Pittsburgh Pirates (source: http://sullybaseball.blogspot.com/)

It is definitely summer here in Pittsburgh. Very hot! How about where you are? Hope you are enjoying summer!

I think I mentioned this before. But, for the sake of this story, there is a baseball team, Pirates, in Pittsburgh. Probably, you do not know the team very well. Usually, they are not that good. During the last five years, they have been usually the second from the last in the rankings. Guess what? This year, they have been # 1 or # 2 in Central of National League of MLB. What a great feeling to have? They are now even talking about the possibility of Pirates being in the playoff. Here is an expression that you might hear in the U.S. if you are a baseball fan. 500 mark! So, MLB measures each team’s winning percentage. And, if it is greater than .500 which means the team has won more than half of the games it has played, then the team is over 500 mark. People really say five hundred which is kind of weird because it should be ‘point’ five hundred.
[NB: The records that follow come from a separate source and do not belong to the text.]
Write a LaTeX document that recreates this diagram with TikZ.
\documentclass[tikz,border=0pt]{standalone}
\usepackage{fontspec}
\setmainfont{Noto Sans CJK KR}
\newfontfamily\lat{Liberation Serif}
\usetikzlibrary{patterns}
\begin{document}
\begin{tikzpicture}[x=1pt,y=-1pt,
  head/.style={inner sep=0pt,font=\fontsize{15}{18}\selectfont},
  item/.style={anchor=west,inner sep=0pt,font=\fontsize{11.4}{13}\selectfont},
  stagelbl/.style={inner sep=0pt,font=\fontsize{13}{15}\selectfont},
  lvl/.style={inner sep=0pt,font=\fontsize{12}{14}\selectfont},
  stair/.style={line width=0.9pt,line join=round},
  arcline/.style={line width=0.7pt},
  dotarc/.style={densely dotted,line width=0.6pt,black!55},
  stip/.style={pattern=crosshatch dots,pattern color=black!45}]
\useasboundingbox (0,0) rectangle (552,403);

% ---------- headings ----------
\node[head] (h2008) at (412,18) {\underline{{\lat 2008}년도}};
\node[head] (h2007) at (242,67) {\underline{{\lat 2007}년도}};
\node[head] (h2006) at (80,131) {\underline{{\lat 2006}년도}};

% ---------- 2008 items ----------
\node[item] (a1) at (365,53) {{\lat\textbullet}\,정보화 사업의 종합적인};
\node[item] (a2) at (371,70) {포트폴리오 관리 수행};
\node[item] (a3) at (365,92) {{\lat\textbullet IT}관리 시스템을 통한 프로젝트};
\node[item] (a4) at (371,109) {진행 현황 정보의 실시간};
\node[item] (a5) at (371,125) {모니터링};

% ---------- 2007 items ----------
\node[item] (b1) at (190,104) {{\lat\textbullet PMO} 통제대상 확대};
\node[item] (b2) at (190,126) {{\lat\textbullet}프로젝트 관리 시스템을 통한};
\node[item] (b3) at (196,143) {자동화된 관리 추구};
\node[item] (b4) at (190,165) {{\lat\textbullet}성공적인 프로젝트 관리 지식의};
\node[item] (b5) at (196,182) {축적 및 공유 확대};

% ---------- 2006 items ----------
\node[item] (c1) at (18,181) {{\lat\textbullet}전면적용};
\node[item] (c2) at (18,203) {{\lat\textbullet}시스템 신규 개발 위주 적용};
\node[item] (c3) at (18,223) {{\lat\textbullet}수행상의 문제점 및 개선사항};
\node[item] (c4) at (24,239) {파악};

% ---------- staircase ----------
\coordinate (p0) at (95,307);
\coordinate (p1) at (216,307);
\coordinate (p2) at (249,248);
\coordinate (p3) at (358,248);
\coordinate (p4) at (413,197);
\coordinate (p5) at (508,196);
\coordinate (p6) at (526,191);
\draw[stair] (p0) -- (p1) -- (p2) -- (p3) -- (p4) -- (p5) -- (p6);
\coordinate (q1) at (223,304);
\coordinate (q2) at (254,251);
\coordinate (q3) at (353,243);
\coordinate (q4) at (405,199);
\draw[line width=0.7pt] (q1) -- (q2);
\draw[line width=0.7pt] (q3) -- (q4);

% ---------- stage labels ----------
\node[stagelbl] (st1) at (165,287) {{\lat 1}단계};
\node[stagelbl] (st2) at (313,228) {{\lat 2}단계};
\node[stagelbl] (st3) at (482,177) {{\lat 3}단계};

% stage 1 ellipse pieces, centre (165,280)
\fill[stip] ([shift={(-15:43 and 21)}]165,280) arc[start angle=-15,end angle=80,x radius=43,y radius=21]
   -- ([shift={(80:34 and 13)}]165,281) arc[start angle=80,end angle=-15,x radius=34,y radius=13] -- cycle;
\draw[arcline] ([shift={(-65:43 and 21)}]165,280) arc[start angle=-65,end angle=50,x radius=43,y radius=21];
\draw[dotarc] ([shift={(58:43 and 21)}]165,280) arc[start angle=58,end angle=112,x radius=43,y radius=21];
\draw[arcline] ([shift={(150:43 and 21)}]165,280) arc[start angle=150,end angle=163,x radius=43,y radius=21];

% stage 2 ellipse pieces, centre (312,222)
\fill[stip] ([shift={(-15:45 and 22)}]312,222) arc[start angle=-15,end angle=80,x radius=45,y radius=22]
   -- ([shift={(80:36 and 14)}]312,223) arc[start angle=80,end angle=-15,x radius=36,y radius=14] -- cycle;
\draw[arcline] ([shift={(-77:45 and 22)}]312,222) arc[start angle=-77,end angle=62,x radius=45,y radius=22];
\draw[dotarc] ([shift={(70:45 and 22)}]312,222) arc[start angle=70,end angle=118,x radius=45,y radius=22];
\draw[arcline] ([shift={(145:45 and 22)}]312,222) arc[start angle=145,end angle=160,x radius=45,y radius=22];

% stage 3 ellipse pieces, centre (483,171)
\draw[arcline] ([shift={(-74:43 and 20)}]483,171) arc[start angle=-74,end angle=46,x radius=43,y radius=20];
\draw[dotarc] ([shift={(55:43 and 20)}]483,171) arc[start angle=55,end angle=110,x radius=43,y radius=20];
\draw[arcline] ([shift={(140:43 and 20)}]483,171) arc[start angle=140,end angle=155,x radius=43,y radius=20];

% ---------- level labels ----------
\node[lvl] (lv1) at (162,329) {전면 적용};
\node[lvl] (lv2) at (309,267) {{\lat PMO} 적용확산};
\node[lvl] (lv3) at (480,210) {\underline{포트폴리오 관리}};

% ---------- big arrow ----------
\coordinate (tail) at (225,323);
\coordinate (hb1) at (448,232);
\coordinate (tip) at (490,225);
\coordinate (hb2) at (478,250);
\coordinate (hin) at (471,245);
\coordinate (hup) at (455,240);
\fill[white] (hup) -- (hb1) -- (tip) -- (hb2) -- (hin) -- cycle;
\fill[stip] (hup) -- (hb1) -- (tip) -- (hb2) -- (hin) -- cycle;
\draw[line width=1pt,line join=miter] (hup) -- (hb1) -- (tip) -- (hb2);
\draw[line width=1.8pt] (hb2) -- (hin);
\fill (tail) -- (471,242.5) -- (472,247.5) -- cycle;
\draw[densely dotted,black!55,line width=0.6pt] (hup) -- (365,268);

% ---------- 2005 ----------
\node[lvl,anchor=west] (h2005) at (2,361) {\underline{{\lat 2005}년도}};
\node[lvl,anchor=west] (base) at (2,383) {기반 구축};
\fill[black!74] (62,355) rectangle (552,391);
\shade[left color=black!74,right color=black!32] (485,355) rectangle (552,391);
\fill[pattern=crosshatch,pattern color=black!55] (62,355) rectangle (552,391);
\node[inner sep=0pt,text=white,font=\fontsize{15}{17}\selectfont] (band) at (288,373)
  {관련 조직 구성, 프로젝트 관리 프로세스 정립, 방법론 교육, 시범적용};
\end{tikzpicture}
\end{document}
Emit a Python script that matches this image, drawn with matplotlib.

Well, anyway, a few days ago, I tweeted as follows.

For the last five years, Pirates have never been this good. They are no 1 in central of National League of MLB. Time to go to PNC Park soon.

And, Andrew replied, saying “Fair weather fan!”

At first, nothing made sense. I was talking about baseball and, all of a sudden, he was talking about weather. Well, I had to look it up. As I expected, it is not the way to depict weather and has nothing to do with weather. In this expression, ‘fair weather’ simply means when things are going well. As a result, fair weather fan means a fan of a sports team who shows support when the team is doing well.

In my defense, I have supported Pirates when they were doing not well. How can I prove? I bought a few hats and t-shirts and have gone to games even though they lost every time I went.

Let’s go Bucs! Oh, Bucs means Pirates for people in Pittsburgh. 🙂

My question to American friends : Can I use this for a situation that is not related with sports?